§ **Written instruction**: Your task is to retype the lines from the opening of the material through the line that includes "25.06, 25.00, 25.00];". Do not copy the pictures.

§ **Data provided**:
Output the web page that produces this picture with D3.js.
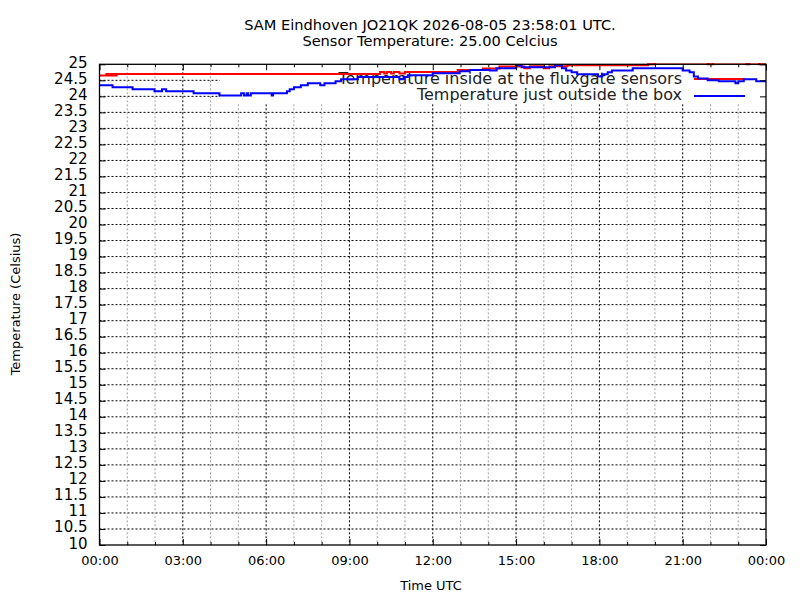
<!DOCTYPE html>
<html>
<head>
<meta charset="utf-8">
<script src="https://cdn.jsdelivr.net/npm/d3@7"></script>
<style>
html,body{margin:0;padding:0;background:#fff}
svg{display:block;font-family:"DejaVu Sans",sans-serif}
</style>
</head>
<body>
<svg id="chart" width="800" height="600"></svg>
<script>
// ---------------- data ----------------
const titleLines = ["SAM Eindhoven JO21QK 2026-08-05 23:58:01 UTC.", "Sensor Temperature: 25.00 Celcius"];
const xAxisTitle = "Time UTC";
const yAxisTitle = "Temperature (Celsius)";
const seriesNames = ["Temperature inside at the fluxgate sensors", "Temperature just outside the box"];
const seriesColors = ["#ff0000", "#0000ff"];

const xTickValues = [0, 3, 6, 9, 12, 15, 18, 21, 24];
const xTickLabels = ["00:00", "03:00", "06:00", "09:00", "12:00", "15:00", "18:00", "21:00", "00:00"];
const xMinorTicks = [1, 2, 4, 5, 7, 8, 10, 11, 13, 14, 16, 17, 19, 20, 22, 23];
const yTickValues = [10, 10.5, 11, 11.5, 12, 12.5, 13, 13.5, 14, 14.5, 15, 15.5, 16, 16.5, 17, 17.5, 18, 18.5, 19, 19.5, 20, 20.5, 21, 21.5, 22, 22.5, 23, 23.5, 24, 24.5, 25];
const yTickLabels = ["10", "10.5", "11", "11.5", "12", "12.5", "13", "13.5", "14", "14.5", "15", "15.5", "16", "16.5", "17", "17.5", "18", "18.5", "19", "19.5", "20", "20.5", "21", "21.5", "22", "22.5", "23", "23.5", "24", "24.5", "25"];

// inside (red): hours UTC and temperature (step data)
const insideHours = [0, 0.25, 0.32, 0.40, 0.45, 0.52, 0.56, 0.62, 10.1, 10.25, 10.35, 10.5, 10.6, 10.8, 11.0, 12.9, 13.8, 14.4, 15.3, 15.5, 16.0, 16.2, 16.85, 19.75, 20.0, 21.9, 22.1, 23.3, 23.4, 23.75, 24];
const insideTemps = [24.65, 24.70, 24.65, 24.70, 24.65, 24.70, 24.65, 24.70, 24.76, 24.71, 24.76, 24.71, 24.76, 24.71, 24.76, 24.82, 24.87, 24.93, 24.88, 24.94, 24.88, 24.94, 24.97, 25.00, 25.06, 25.00, 25.06, 25.00, 25.06, 25.00, 25.00];

// outside (blue)
const outsideHours = [0, 0.47, 1.19, 1.98, 2.25, 2.4, 3.39, 4.32, 5.1, 5.2, 5.3, 5.35, 5.45, 6.2, 6.25, 6.75, 6.85, 7.0, 7.25, 7.5, 7.95, 8.1, 8.35, 8.5, 8.7, 9.3, 10.8, 10.95, 11.1, 12.0, 12.97, 13.33, 14.05, 14.3, 15.0, 15.2, 16.4, 16.65, 16.8, 17.0, 17.2, 17.95, 18.1, 18.3, 18.45, 19.2, 21.0, 21.25, 21.4, 21.55, 21.9, 22.3, 22.9, 23.0, 23.2, 23.65, 24];
const outsideTemps = [24.35, 24.28, 24.22, 24.16, 24.22, 24.16, 24.10, 24.03, 24.10, 24.03, 24.10, 24.03, 24.10, 24.03, 24.10, 24.16, 24.22, 24.28, 24.35, 24.41, 24.35, 24.41, 24.41, 24.47, 24.53, 24.60, 24.53, 24.60, 24.66, 24.72, 24.78, 24.82, 24.81, 24.88, 24.97, 24.91, 24.97, 24.88, 24.81, 24.75, 24.69, 24.62, 24.69, 24.75, 24.81, 24.88, 24.81, 24.75, 24.62, 24.56, 24.50, 24.47, 24.41, 24.47, 24.53, 24.47, 24.47];

// ---------------- layout ----------------
const W = 800, H = 600;
const plot = {left: 99.5, right: 766, top: 64.3, bottom: 545};

const svg = d3.select("#chart");
svg.append("rect").attr("width", W).attr("height", H).attr("fill", "#fff");

const x = d3.scaleLinear().domain([0, 24]).range([plot.left, plot.right]);
const y = d3.scaleLinear().domain([10, 25]).range([plot.bottom, plot.top]);

// ---------------- grid ----------------
const grid = svg.append("g").attr("class", "grid").attr("fill", "none");
grid.selectAll("line.hg").data(yTickValues.filter(v => v > 10 && v < 25)).join("line")
  .attr("class", "hg")
  .attr("x1", plot.left).attr("x2", plot.right)
  .attr("y1", d => y(d)).attr("y2", d => y(d))
  .attr("stroke", "#000").attr("stroke-width", 1).attr("stroke-dasharray", "2,2");
grid.selectAll("line.vmin").data(xMinorTicks).join("line")
  .attr("class", "vmin")
  .attr("x1", d => x(d)).attr("x2", d => x(d))
  .attr("y1", plot.top).attr("y2", plot.bottom)
  .attr("stroke", "#a0a0a0").attr("stroke-width", 1).attr("stroke-dasharray", "2,2");
grid.selectAll("line.vmaj").data(xTickValues.filter(v => v > 0 && v < 24)).join("line")
  .attr("class", "vmaj")
  .attr("x1", d => x(d)).attr("x2", d => x(d))
  .attr("y1", plot.top).attr("y2", plot.bottom)
  .attr("stroke", "#000").attr("stroke-width", 1).attr("stroke-dasharray", "2,2");

// ---------------- opaque key box ----------------
const key = svg.append("g").attr("class", "key");
key.append("rect")
  .attr("x", 220).attr("y", plot.top).attr("width", plot.right - 220).attr("height", 103 - plot.top)
  .attr("fill", "#fff");
const keyRows = [{text: seriesNames[0], base: 83.5, line: 79, color: seriesColors[0]},
                 {text: seriesNames[1], base: 100, line: 96, color: seriesColors[1]}];
keyRows.forEach(r => {
  key.append("text").attr("x", 682).attr("y", r.base).attr("text-anchor", "end")
    .attr("font-size", 16).attr("fill", "#222").text(r.text);
  key.append("line").attr("x1", 694).attr("x2", 745).attr("y1", r.line).attr("y2", r.line)
    .attr("stroke", r.color).attr("stroke-width", 2);
});

// ---------------- data lines ----------------
svg.append("clipPath").attr("id", "clip").append("rect")
  .attr("x", plot.left).attr("y", plot.top - 1.3).attr("width", plot.right - plot.left).attr("height", plot.bottom - plot.top + 1.3);

const line = d3.line().x(d => x(d[0])).y(d => y(d[1])).curve(d3.curveStepAfter);
const inside = insideHours.map((h, i) => [h, insideTemps[i]]);
const outside = outsideHours.map((h, i) => [h, outsideTemps[i]]);

const dataG = svg.append("g").attr("clip-path", "url(#clip)");
dataG.append("path").datum(inside).attr("d", line)
  .attr("fill", "none").attr("stroke", seriesColors[0]).attr("stroke-width", 2);
dataG.append("path").datum(outside).attr("d", line)
  .attr("fill", "none").attr("stroke", seriesColors[1]).attr("stroke-width", 2);

// ---------------- axes ----------------
function styleAxis(g) {
  g.select(".domain").remove();
  g.selectAll(".tick line").attr("stroke", "#000").attr("stroke-width", 1);
  g.selectAll(".tick text").attr("fill", "#000");
}
svg.append("g").attr("transform", `translate(0,${plot.bottom})`)
  .call(d3.axisBottom(x).tickValues(xTickValues).tickFormat((d, i) => xTickLabels[i])
    .tickSizeInner(-6).tickSizeOuter(0).tickPadding(11))
  .attr("font-size", 13).attr("font-family", "DejaVu Sans, sans-serif")
  .call(styleAxis);
svg.append("g").attr("transform", `translate(0,${plot.bottom})`)
  .call(d3.axisBottom(x).tickValues(xMinorTicks).tickFormat("").tickSizeInner(-3).tickSizeOuter(0))
  .call(styleAxis);
svg.append("g").attr("transform", `translate(0,${plot.top})`)
  .call(d3.axisTop(x).tickValues(xTickValues).tickFormat("").tickSizeInner(-6).tickSizeOuter(0))
  .call(styleAxis);
svg.append("g").attr("transform", `translate(0,${plot.top})`)
  .call(d3.axisTop(x).tickValues(xMinorTicks).tickFormat("").tickSizeInner(-3).tickSizeOuter(0))
  .call(styleAxis);
svg.append("g").attr("transform", `translate(${plot.left},0)`)
  .call(d3.axisLeft(y).tickValues(yTickValues).tickFormat((d, i) => yTickLabels[i])
    .tickSizeInner(-6).tickSizeOuter(0).tickPadding(12))
  .attr("font-size", 15).attr("font-family", "DejaVu Sans, sans-serif")
  .call(styleAxis)
  .call(g => g.selectAll(".tick text").attr("dy", "0.2em"));
svg.append("g").attr("transform", `translate(${plot.right},0)`)
  .call(d3.axisRight(y).tickValues(yTickValues).tickFormat("").tickSizeInner(-6).tickSizeOuter(0))
  .call(styleAxis);

// frame
svg.append("rect").attr("x", plot.left).attr("y", plot.top)
  .attr("width", plot.right - plot.left).attr("height", plot.bottom - plot.top)
  .attr("fill", "none").attr("stroke", "#000").attr("stroke-width", 1.3);

// ---------------- titles ----------------
svg.append("g").selectAll("text").data(titleLines).join("text")
  .attr("x", 430).attr("y", (d, i) => 29.5 + i * 16)
  .attr("text-anchor", "middle").attr("font-size", 14.6).attr("fill", "#000").text(d => d);
svg.append("text").attr("x", 431).attr("y", 590).attr("text-anchor", "middle")
  .attr("font-size", 13).attr("fill", "#000").text(xAxisTitle);
svg.append("text").attr("transform", "translate(20,304) rotate(-90)").attr("text-anchor", "middle")
  .attr("font-size", 13).attr("fill", "#000").text(yAxisTitle);
</script>
</body>
</html>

§ **Response to this task**:
Output the web page that produces this picture with D3.js.
<!DOCTYPE html>
<html>
<head>
<meta charset="utf-8">
<script src="https://cdn.jsdelivr.net/npm/d3@7"></script>
<style>
html,body{margin:0;padding:0;background:#fff}
svg{display:block;font-family:"DejaVu Sans",sans-serif}
</style>
</head>
<body>
<svg id="chart" width="800" height="600"></svg>
<script>
// ---------------- data ----------------
const titleLines = ["SAM Eindhoven JO21QK 2026-08-05 23:58:01 UTC.", "Sensor Temperature: 25.00 Celcius"];
const xAxisTitle = "Time UTC";
const yAxisTitle = "Temperature (Celsius)";
const seriesNames = ["Temperature inside at the fluxgate sensors", "Temperature just outside the box"];
const seriesColors = ["#ff0000", "#0000ff"];

const xTickValues = [0, 3, 6, 9, 12, 15, 18, 21, 24];
const xTickLabels = ["00:00", "03:00", "06:00", "09:00", "12:00", "15:00", "18:00", "21:00", "00:00"];
const xMinorTicks = [1, 2, 4, 5, 7, 8, 10, 11, 13, 14, 16, 17, 19, 20, 22, 23];
const yTickValues = [10, 10.5, 11, 11.5, 12, 12.5, 13, 13.5, 14, 14.5, 15, 15.5, 16, 16.5, 17, 17.5, 18, 18.5, 19, 19.5, 20, 20.5, 21, 21.5, 22, 22.5, 23, 23.5, 24, 24.5, 25];
const yTickLabels = ["10", "10.5", "11", "11.5", "12", "12.5", "13", "13.5", "14", "14.5", "15", "15.5", "16", "16.5", "17", "17.5", "18", "18.5", "19", "19.5", "20", "20.5", "21", "21.5", "22", "22.5", "23", "23.5", "24", "24.5", "25"];

// inside (red): hours UTC and temperature (step data)
const insideHours = [0, 0.25, 0.32, 0.40, 0.45, 0.52, 0.56, 0.62, 10.1, 10.25, 10.35, 10.5, 10.6, 10.8, 11.0, 12.9, 13.8, 14.4, 15.3, 15.5, 16.0, 16.2, 16.85, 19.75, 20.0, 21.9, 22.1, 23.3, 23.4, 23.75, 24];
const insideTemps = [24.65, 24.70, 24.65, 24.70, 24.65, 24.70, 24.65, 24.70, 24.76, 24.71, 24.76, 24.71, 24.76, 24.71, 24.76, 24.82, 24.87, 24.93, 24.88, 24.94, 24.88, 24.94, 24.97, 25.00, 25.06, 25.00, 25.06, 25.00, 25.06, 25.00, 25.00];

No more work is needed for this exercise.